Here’s the top travel destinations for 2015 according to Lonely Planet: 1) Queens, NY 2) Western South Dakota (think Sturgis)
3) New Orleans, LA 4) Colorado River 5) North Conway, NH 6) Indianapolis, IN 7) Greenville, SC 8) Oakland, CA and last but not least 9) Duluth, MN
Truthfully, I have been to all nine but I am not sure I saw them as the travel writers did!
I loved South Dakota and all of the far north western states. Have not been in New Hampshire for about 50 years but remember it as beautiful.
Always interesting to see what the travel writers recommend as they are seldom the “big destination” places you might expect.
Love, Jackie
Sandcastler, did you just sneak an emoticon into that post?
sandcastlerâ„¢ (little “s”) has not been emoticoning.

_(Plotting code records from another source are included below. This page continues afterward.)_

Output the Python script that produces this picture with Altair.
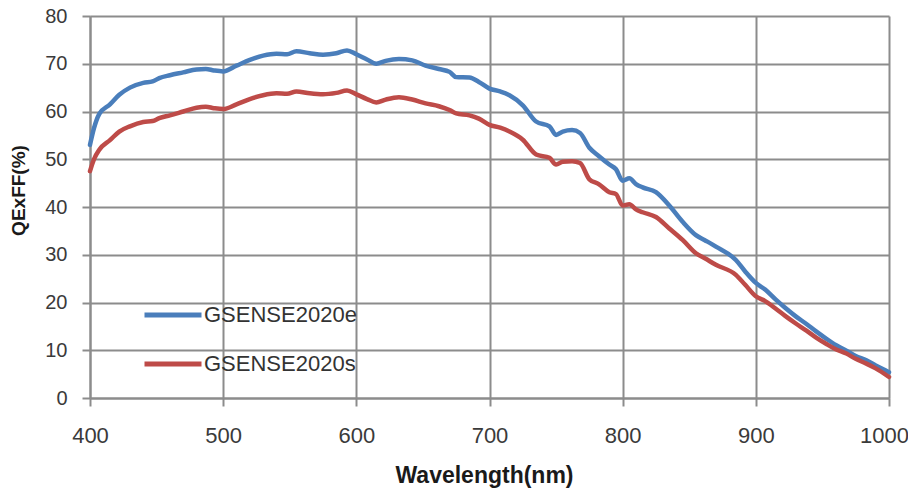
import altair as alt
import pandas as pd

wl_e = [400, 403, 407, 415, 422, 430, 440, 447, 452, 460, 470, 480, 487, 493, 500, 510, 520, 530, 540, 548,
        555, 565, 575, 585, 593, 600, 608, 615, 622, 632, 642, 652, 662, 670, 675, 685, 692, 700, 708, 715,
        725, 735, 745, 750, 755, 762, 768, 775, 782, 790, 795, 800, 805, 810, 815, 825, 835, 845, 855, 862,
        870, 885, 892, 900, 907, 915, 922, 930, 938, 945, 953, 960, 968, 975, 983, 990, 1000]
qe_e = [53, 56.5, 59.5, 61.5, 63.5, 65, 66, 66.3, 67, 67.6, 68.2, 68.8, 68.9, 68.6, 68.4, 69.6, 70.8, 71.7, 72.1, 72,
        72.6, 72.2, 71.9, 72.2, 72.8, 72, 70.9, 70, 70.6, 71, 70.7, 69.6, 68.9, 68.3, 67.2, 67.1, 66.2, 64.8, 64.2, 63.4,
        61.3, 57.9, 56.9, 55.1, 55.8, 56.1, 55.5, 52.4, 50.7, 48.9, 47.9, 45.5, 46, 44.8, 44.1, 43.1, 40.3, 36.9, 34.1, 33,
        31.7, 28.9, 26.5, 24.1, 22.7, 20.6, 18.9, 17.1, 15.5, 14, 12.4, 11.1, 9.9, 8.8, 7.9, 6.8, 5.4]

wl_s = wl_e
qe_s = [47.5, 50, 52, 54, 55.8, 56.9, 57.8, 58, 58.6, 59.2, 60, 60.8, 61, 60.7, 60.5, 61.5, 62.6, 63.4, 63.8, 63.7,
        64.2, 63.8, 63.6, 63.9, 64.4, 63.6, 62.6, 61.9, 62.5, 63, 62.5, 61.7, 61.1, 60.3, 59.6, 59.2, 58.5, 57.2, 56.6, 55.8,
        54.1, 51, 50.3, 48.9, 49.5, 49.6, 49.2, 45.8, 44.8, 43.1, 42.7, 40.3, 40.6, 39.5, 38.9, 37.9, 35.5, 33.1, 30.3, 29.2,
        27.9, 25.8, 23.7, 21.3, 20.3, 18.7, 17.2, 15.6, 14.1, 12.7, 11.3, 10.2, 9.3, 8.2, 7.2, 6.2, 4.4]

series = ["GSENSE2020e", "GSENSE2020s"]
colors = ["#4A7EBB", "#BE4B48"]
x_ticks = [400, 500, 600, 700, 800, 900, 1000]
y_ticks = [0, 10, 20, 30, 40, 50, 60, 70, 80]

df = pd.concat([
    pd.DataFrame({"wl": wl_e, "qe": qe_e, "sensor": series[0]}),
    pd.DataFrame({"wl": wl_s, "qe": qe_s, "sensor": series[1]}),
])

GRID = "#8C8C8C"

chart = alt.Chart(df).mark_line(strokeWidth=4.5, strokeCap="round", strokeJoin="round",
                                interpolate="monotone").encode(
    x=alt.X("wl:Q", scale=alt.Scale(domain=[400, 1000], nice=False),
            axis=alt.Axis(values=x_ticks, format="d", labelFlush=False, labelOverlap=False,
                          labelOffset={"condition": {"test": "datum.value == 1000", "value": -5}, "value": 0},
                          title="Wavelength(nm)", labelFontSize=22, labelPadding=19,
                          titleFontSize=23, titleX=394, titleY=84, titleBaseline="alphabetic",
                          titleAlign="center")),
    y=alt.Y("qe:Q", scale=alt.Scale(domain=[0, 80], nice=False),
            axis=alt.Axis(values=y_ticks, format="d", labelFlush=False, labelOverlap=False,
                          title="QExFF(%)", labelFontSize=20, labelPadding=15,
                          titleFontSize=19, titleAngle=270, titleX=-66, titleY=174,
                          titleBaseline="alphabetic", titleAlign="center")),
    color=alt.Color("sensor:N", scale=alt.Scale(domain=series, range=colors),
                    legend=alt.Legend(title=None, orient="none", legendX=52, legendY=268,
                                      symbolType="stroke", symbolStrokeWidth=5, symbolSize=3249,
                                      labelFontSize=22, labelOffset=0, rowPadding=7,
                                      labelFont="Liberation Sans", labelColor="#333333")),
).properties(
    width=799, height=382,
    autosize=alt.AutoSizeParams(type="none"),
    padding={"left": 82, "top": 8, "right": 19, "bottom": 90},
).configure_view(
    stroke=None
).configure_axis(
    grid=True, gridColor=GRID, gridWidth=2, gridOpacity=1,
    domainColor=GRID, domainWidth=2, tickColor=GRID, tickWidth=2, tickSize=8,
    labelFont="Liberation Sans", labelColor="#3A3A3A",
    titleFont="Liberation Sans", titleFontWeight="bold", titleColor="#1A1A1A",
)

chart.save("out.html", embed_options={"renderer": "svg", "actions": False})
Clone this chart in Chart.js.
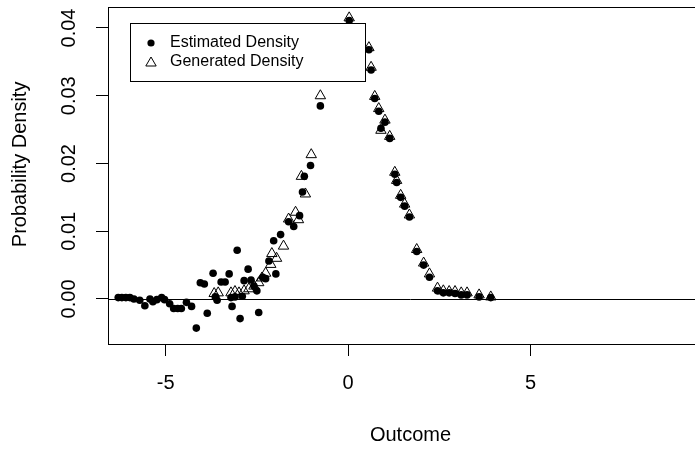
<!DOCTYPE html>
<html>
<head>
<meta charset="utf-8">
<script src="https://cdn.jsdelivr.net/npm/chart.js@4/dist/chart.umd.min.js"></script>
<style>
html, body { margin: 0; padding: 0; background: #fff; overflow: hidden; }
#contenedor { width: 720px; height: 449px; }
#grafico { display: block; }
</style>
</head>
<body>
<div id="contenedor"><canvas id="grafico" width="720" height="449"></canvas></div>
<script>
// DATOS - Estimated Density (puntos)
var estX = [-6.30, -6.20, -6.09, -5.98, -5.87, -5.71, -5.57, -5.43, -5.35, -5.24, -5.11, -5.03,
  -4.89, -4.78, -4.67, -4.57, -4.43, -4.29, -4.16, -4.05, -3.94, -3.86, -3.70, -3.64, -3.59,
  -3.48, -3.37, -3.26, -3.21, -3.18, -3.10, -3.04, -2.96, -2.90, -2.85, -2.74, -2.66, -2.58,
  -2.50, -2.45, -2.34, -2.26, -2.17, -2.04, -1.98, -1.85, -1.63, -1.49, -1.33, -1.25, -1.20,
  -1.03, -0.76, 0.03, 0.57, 0.63, 0.73, 0.84, 0.90, 1.01, 1.14, 1.28, 1.33, 1.44, 1.55, 1.68,
  1.88, 2.07, 2.23, 2.45, 2.61, 2.77, 2.93, 3.10, 3.26, 3.59, 3.91];
var estY = [0.0002, 0.0002, 0.0002, 0.0002, 0.0000, -0.0002, -0.0010, 0.0000, -0.0004, -0.0001, 0.0002, -0.0001,
  -0.0007, -0.0014, -0.0014, -0.0014, -0.0005, -0.0011, -0.0043, 0.0024, 0.0022, -0.0021, 0.0038, 0.0003, -0.0002,
  0.0025, 0.0025, 0.0037, 0.0002, -0.0011, 0.0003, 0.0072, -0.0029, 0.0004, 0.0027, 0.0044, 0.0028, 0.0019,
  0.0012, -0.0020, 0.0032, 0.0030, 0.0056, 0.0086, 0.0037, 0.0095, 0.0114, 0.0107, 0.0123, 0.0158, 0.0181,
  0.0197, 0.0285, 0.0411, 0.0368, 0.0338, 0.0296, 0.0277, 0.0252, 0.0261, 0.0237, 0.0184, 0.0172, 0.0150, 0.0137, 0.0121,
  0.0070, 0.0050, 0.0032, 0.0012, 0.0009, 0.0009, 0.0008, 0.0006, 0.0006, 0.0003, 0.0002];

// DATOS - Generated Density (triangulos)
var genX = [-3.67, -3.56, -3.21, -3.10, -2.99, -2.85, -2.72, -2.58, -2.45, -2.36, -2.26, -2.12, -2.09,
  -1.96, -1.77, -1.63, -1.44, -1.36, -1.28, -1.17, -1.01, -0.76, 0.03, 0.57, 0.63, 0.73, 0.84, 0.90,
  1.01, 1.14, 1.28, 1.33, 1.44, 1.55, 1.68, 1.88, 2.07, 2.23, 2.45, 2.61, 2.77, 2.93, 3.10, 3.26, 3.59, 3.91];
var genY = [0.0008, 0.0009, 0.0009, 0.0011, 0.0009, 0.0012, 0.0015, 0.0019, 0.0024, 0.0031, 0.0038, 0.0051, 0.0067,
  0.0060, 0.0078, 0.0118, 0.0128, 0.0117, 0.0181, 0.0155, 0.0213, 0.0300, 0.0415, 0.0371, 0.0342, 0.0299, 0.0281, 0.0249,
  0.0264, 0.0240, 0.0187, 0.0175, 0.0153, 0.0140, 0.0124, 0.0073, 0.0053, 0.0037, 0.0016, 0.0012, 0.0011, 0.0011, 0.0009, 0.0009, 0.0006, 0.0003];

var xTicks = [-5, 0, 5, 10];
var yTicks = [0, 0.01, 0.02, 0.03, 0.04];
var etiquetas = ['Estimated Density', 'Generated Density'];

var fuente = "'Liberation Sans', Arial, sans-serif";

function pares(xs, ys) {
  return xs.map(function (x, i) { return {x: x, y: ys[i]}; });
}

// marco del grafico + linea en cero
var marco = {
  id: 'marco',
  afterDatasetsDraw: function (chart) {
    var ctx = chart.ctx, a = chart.chartArea;
    var y0 = Math.round(chart.scales.y.getPixelForValue(0)) + 0.5;
    ctx.save();
    ctx.strokeStyle = '#000';
    ctx.lineWidth = 1;
    ctx.beginPath();
    ctx.moveTo(a.left, y0);
    ctx.lineTo(a.right, y0);
    ctx.stroke();
    ctx.strokeRect(Math.round(a.left) + 0.5, Math.round(a.top) + 0.5,
      Math.round(a.right - a.left), Math.round(a.bottom - a.top));
    ctx.restore();
  }
};

// leyenda dentro del grafico
var leyenda = {
  id: 'leyenda',
  afterDraw: function (chart) {
    var ctx = chart.ctx;
    ctx.save();
    ctx.fillStyle = '#fff';
    ctx.fillRect(131, 23, 235, 58);
    ctx.strokeStyle = '#000';
    ctx.lineWidth = 1;
    ctx.strokeRect(130.5, 23.5, 235, 58);

    ctx.fillStyle = '#000';
    Chart.helpers.drawPoint(ctx, {pointStyle: 'circle', radius: 3.6, borderWidth: 0, rotation: 0}, 151, 43);
    ctx.fillStyle = 'rgba(0,0,0,0)';
    Chart.helpers.drawPoint(ctx, {pointStyle: 'triangle', radius: 6, borderWidth: 1, rotation: 0}, 151, 63);

    ctx.fillStyle = '#000';
    ctx.font = '16px ' + fuente;
    ctx.textBaseline = 'middle';
    ctx.textAlign = 'left';
    ctx.fillText(etiquetas[0], 170, 43);
    ctx.fillText(etiquetas[1], 170, 62);
    ctx.restore();
  }
};

window.graficoDensidad = new Chart(document.getElementById('grafico'), {
  type: 'scatter',
  data: {
    datasets: [
      {
        label: etiquetas[1],
        data: pares(genX, genY),
        pointStyle: 'triangle',
        pointRadius: 6,
        backgroundColor: 'rgba(0,0,0,0)',
        borderColor: '#000',
        borderWidth: 1
      },
      {
        label: etiquetas[0],
        data: pares(estX, estY),
        pointStyle: 'circle',
        pointRadius: 3.8,
        backgroundColor: '#000',
        borderColor: '#000',
        borderWidth: 0
      }
    ]
  },
  options: {
    responsive: false,
    animation: false,
    layout: {padding: {top: 2, right: 2, left: 0, bottom: 0}},
    plugins: {
      legend: {display: false},
      tooltip: {enabled: false}
    },
    scales: {
      x: {
        type: 'linear',
        min: -6.58,
        max: 10,
        afterBuildTicks: function (scale) {
          scale.ticks = xTicks.map(function (v) { return {value: v}; });
        },
        afterFit: function (scale) {
          scale.height = 105;
          scale.paddingLeft = 0;
          scale.paddingRight = 0;
        },
        border: {display: false},
        grid: {drawOnChartArea: false, drawTicks: true, tickLength: 12, color: '#000'},
        ticks: {
          color: '#000',
          padding: 15,
          maxRotation: 0,
          font: {family: fuente, size: 20},
          callback: function (v) { return String(v); }
        },
        title: {
          display: true,
          text: 'Outcome',
          color: '#000',
          font: {family: fuente, size: 20},
          padding: {top: 0, bottom: 2}
        }
      },
      y: {
        type: 'linear',
        min: -0.00665,
        max: 0.0431,
        afterBuildTicks: function (scale) {
          scale.ticks = yTicks.map(function (v) { return {value: v}; });
        },
        afterFit: function (scale) {
          scale.width = 108;
          scale.paddingTop = 0;
          scale.paddingBottom = 0;
        },
        border: {display: false},
        grid: {drawOnChartArea: false, drawTicks: true, tickLength: 12, color: '#000'},
        ticks: {
          color: '#000',
          padding: 7,
          minRotation: 90,
          maxRotation: 90,
          crossAlign: 'center',
          font: {family: fuente, size: 20},
          callback: function (v) { return v.toFixed(2); }
        },
        title: {
          display: true,
          text: '\u00a0\u00a0\u00a0\u00a0Probability Density',
          color: '#000',
          font: {family: fuente, size: 20},
          padding: {top: 8, bottom: 0}
        }
      }
    }
  },
  plugins: [marco, leyenda]
});
</script>
</body>
</html>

January issues of Sky & Telescope come with a separate two p. sheet called Skygazer’s Almanac, for 40 N. lat. We’re over 45 here, but it will do. The 2013 and earlier ones are taped to the inside of my office door. Unfortunately, I mislaid the 2014 one about a year ago, but the 2015 SGA is up there now. It has evening dates down the left side, morning dates down the right side, and is an hourglass-shaped diagram of the night sky from 1 Jan-31 Dec. Traces all 5 naked eye planets’ times of rising, setting, and crossing the zenith, same for several prominent stars and other distant objects [Pleiades, Orion Nebula, etc.], ‘sun fast and sun slow’ line top to bottom, winding around the midnight axis, that being the result of the different speeds of Earth when we are farther and closer to Sol. See sidereal vs. solar day, above. Twice, when I’ve mislaid [geezerhood again] the current issue of Sky & Telescope, I’ve put together my monthly star column entirely or mostly from that chart. I think you can buy it separately from S&T, and also get it in a larger size.
There are two others, I think, one for approx. 0 degrees, and one for 30 degrees S. Since they also run from 1 Jan-31 Dec, they are less graceful, the one for 30 S. being roughly barrel-shaped.
At least three of those destinations are places I’d not go if offered an all expense-paid trip. But whatever blows your skirt up, Travel Writer.